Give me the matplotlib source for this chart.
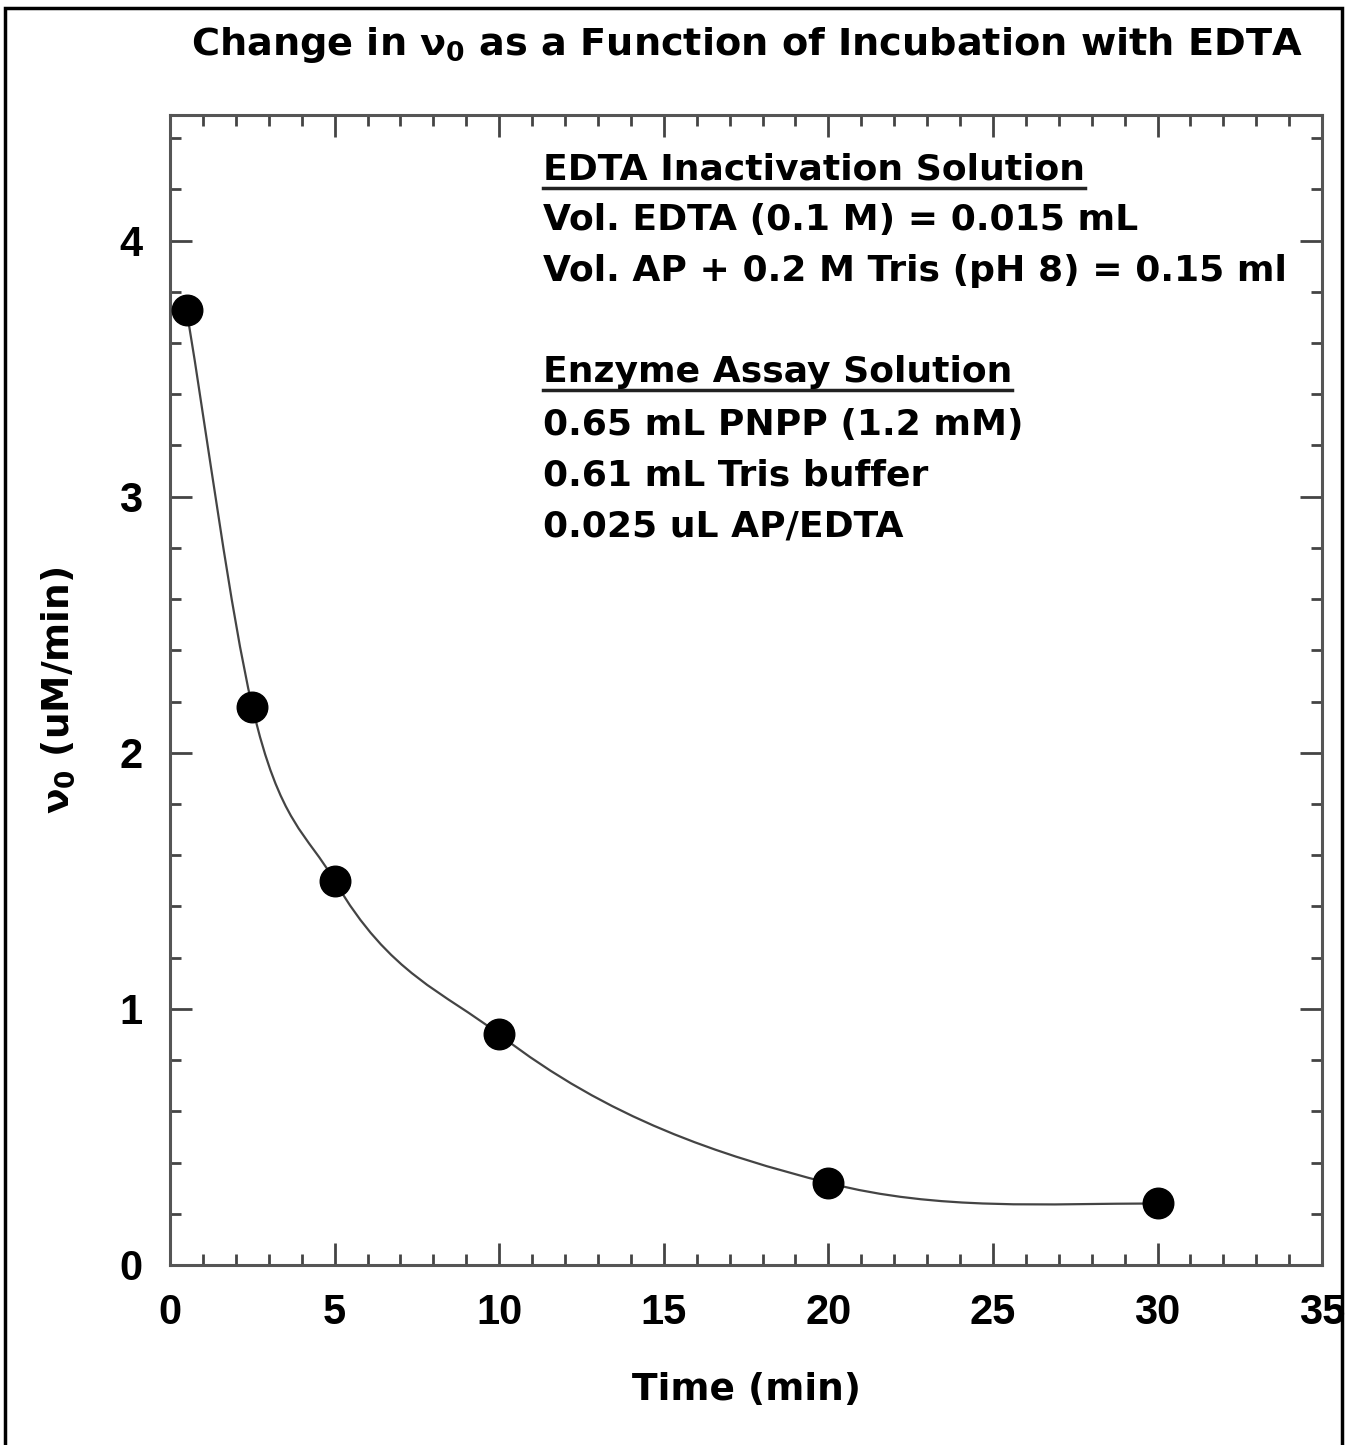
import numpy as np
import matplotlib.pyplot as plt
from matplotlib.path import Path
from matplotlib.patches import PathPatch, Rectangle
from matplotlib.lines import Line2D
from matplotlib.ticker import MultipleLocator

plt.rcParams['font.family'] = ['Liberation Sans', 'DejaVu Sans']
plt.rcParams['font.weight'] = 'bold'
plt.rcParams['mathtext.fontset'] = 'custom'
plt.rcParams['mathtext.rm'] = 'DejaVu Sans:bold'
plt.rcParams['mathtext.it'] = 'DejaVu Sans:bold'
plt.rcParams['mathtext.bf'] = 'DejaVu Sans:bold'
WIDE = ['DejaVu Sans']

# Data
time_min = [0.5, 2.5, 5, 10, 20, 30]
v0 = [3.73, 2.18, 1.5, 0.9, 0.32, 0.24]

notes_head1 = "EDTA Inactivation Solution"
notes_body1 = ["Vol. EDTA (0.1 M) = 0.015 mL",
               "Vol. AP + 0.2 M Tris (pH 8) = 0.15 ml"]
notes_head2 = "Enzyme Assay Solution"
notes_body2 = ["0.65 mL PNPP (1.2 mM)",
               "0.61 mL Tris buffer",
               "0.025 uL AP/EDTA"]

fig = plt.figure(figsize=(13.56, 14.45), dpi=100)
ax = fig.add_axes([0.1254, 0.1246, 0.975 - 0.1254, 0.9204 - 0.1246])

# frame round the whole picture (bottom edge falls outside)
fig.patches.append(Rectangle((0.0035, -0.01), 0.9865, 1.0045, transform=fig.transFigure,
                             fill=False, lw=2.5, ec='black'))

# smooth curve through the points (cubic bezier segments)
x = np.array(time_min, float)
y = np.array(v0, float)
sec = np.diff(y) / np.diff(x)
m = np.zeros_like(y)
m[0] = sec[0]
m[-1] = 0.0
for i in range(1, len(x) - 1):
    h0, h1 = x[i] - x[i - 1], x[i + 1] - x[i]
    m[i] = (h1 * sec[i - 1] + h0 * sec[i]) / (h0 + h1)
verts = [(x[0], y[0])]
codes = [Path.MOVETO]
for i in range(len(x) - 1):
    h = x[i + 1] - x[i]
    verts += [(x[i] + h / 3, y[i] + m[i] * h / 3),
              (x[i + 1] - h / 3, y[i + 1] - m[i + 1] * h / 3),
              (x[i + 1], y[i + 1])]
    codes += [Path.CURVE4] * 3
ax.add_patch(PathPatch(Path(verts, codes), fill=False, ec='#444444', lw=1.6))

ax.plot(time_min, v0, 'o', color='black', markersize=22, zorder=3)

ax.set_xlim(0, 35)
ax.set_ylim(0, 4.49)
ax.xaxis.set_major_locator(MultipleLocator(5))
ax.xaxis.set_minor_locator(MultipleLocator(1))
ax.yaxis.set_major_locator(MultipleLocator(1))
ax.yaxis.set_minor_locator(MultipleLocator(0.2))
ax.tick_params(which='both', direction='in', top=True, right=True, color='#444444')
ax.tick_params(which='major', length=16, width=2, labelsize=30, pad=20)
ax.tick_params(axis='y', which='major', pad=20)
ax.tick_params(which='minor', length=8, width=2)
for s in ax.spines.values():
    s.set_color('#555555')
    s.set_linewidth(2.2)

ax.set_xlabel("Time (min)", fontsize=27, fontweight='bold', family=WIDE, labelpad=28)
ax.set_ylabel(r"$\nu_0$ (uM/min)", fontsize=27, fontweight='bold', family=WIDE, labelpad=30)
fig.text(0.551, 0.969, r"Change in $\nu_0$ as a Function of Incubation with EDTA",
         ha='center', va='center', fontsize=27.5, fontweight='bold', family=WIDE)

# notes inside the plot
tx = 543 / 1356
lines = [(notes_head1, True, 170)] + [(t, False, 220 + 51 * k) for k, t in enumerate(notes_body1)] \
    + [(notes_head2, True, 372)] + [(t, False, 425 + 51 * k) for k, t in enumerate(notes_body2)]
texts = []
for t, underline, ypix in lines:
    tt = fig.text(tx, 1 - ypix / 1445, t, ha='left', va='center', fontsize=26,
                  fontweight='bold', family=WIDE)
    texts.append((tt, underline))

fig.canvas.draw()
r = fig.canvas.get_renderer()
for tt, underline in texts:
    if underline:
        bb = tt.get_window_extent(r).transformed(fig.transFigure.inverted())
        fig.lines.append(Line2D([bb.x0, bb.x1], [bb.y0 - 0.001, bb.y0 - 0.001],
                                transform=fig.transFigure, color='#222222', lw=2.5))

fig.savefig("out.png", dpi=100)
════════════════
- **TASK STATEMENT**
Repeat the listing above up to and including the line with "fill=False, lw=2.5, ec='black'))", starting from its first line. Drop any pictures.

- **RESPONSE TO THE TASK**
Give me the matplotlib source for this chart.
import numpy as np
import matplotlib.pyplot as plt
from matplotlib.path import Path
from matplotlib.patches import PathPatch, Rectangle
from matplotlib.lines import Line2D
from matplotlib.ticker import MultipleLocator

plt.rcParams['font.family'] = ['Liberation Sans', 'DejaVu Sans']
plt.rcParams['font.weight'] = 'bold'
plt.rcParams['mathtext.fontset'] = 'custom'
plt.rcParams['mathtext.rm'] = 'DejaVu Sans:bold'
plt.rcParams['mathtext.it'] = 'DejaVu Sans:bold'
plt.rcParams['mathtext.bf'] = 'DejaVu Sans:bold'
WIDE = ['DejaVu Sans']

# Data
time_min = [0.5, 2.5, 5, 10, 20, 30]
v0 = [3.73, 2.18, 1.5, 0.9, 0.32, 0.24]

notes_head1 = "EDTA Inactivation Solution"
notes_body1 = ["Vol. EDTA (0.1 M) = 0.015 mL",
               "Vol. AP + 0.2 M Tris (pH 8) = 0.15 ml"]
notes_head2 = "Enzyme Assay Solution"
notes_body2 = ["0.65 mL PNPP (1.2 mM)",
               "0.61 mL Tris buffer",
               "0.025 uL AP/EDTA"]

fig = plt.figure(figsize=(13.56, 14.45), dpi=100)
ax = fig.add_axes([0.1254, 0.1246, 0.975 - 0.1254, 0.9204 - 0.1246])

# frame round the whole picture (bottom edge falls outside)
fig.patches.append(Rectangle((0.0035, -0.01), 0.9865, 1.0045, transform=fig.transFigure,
                             fill=False, lw=2.5, ec='black'))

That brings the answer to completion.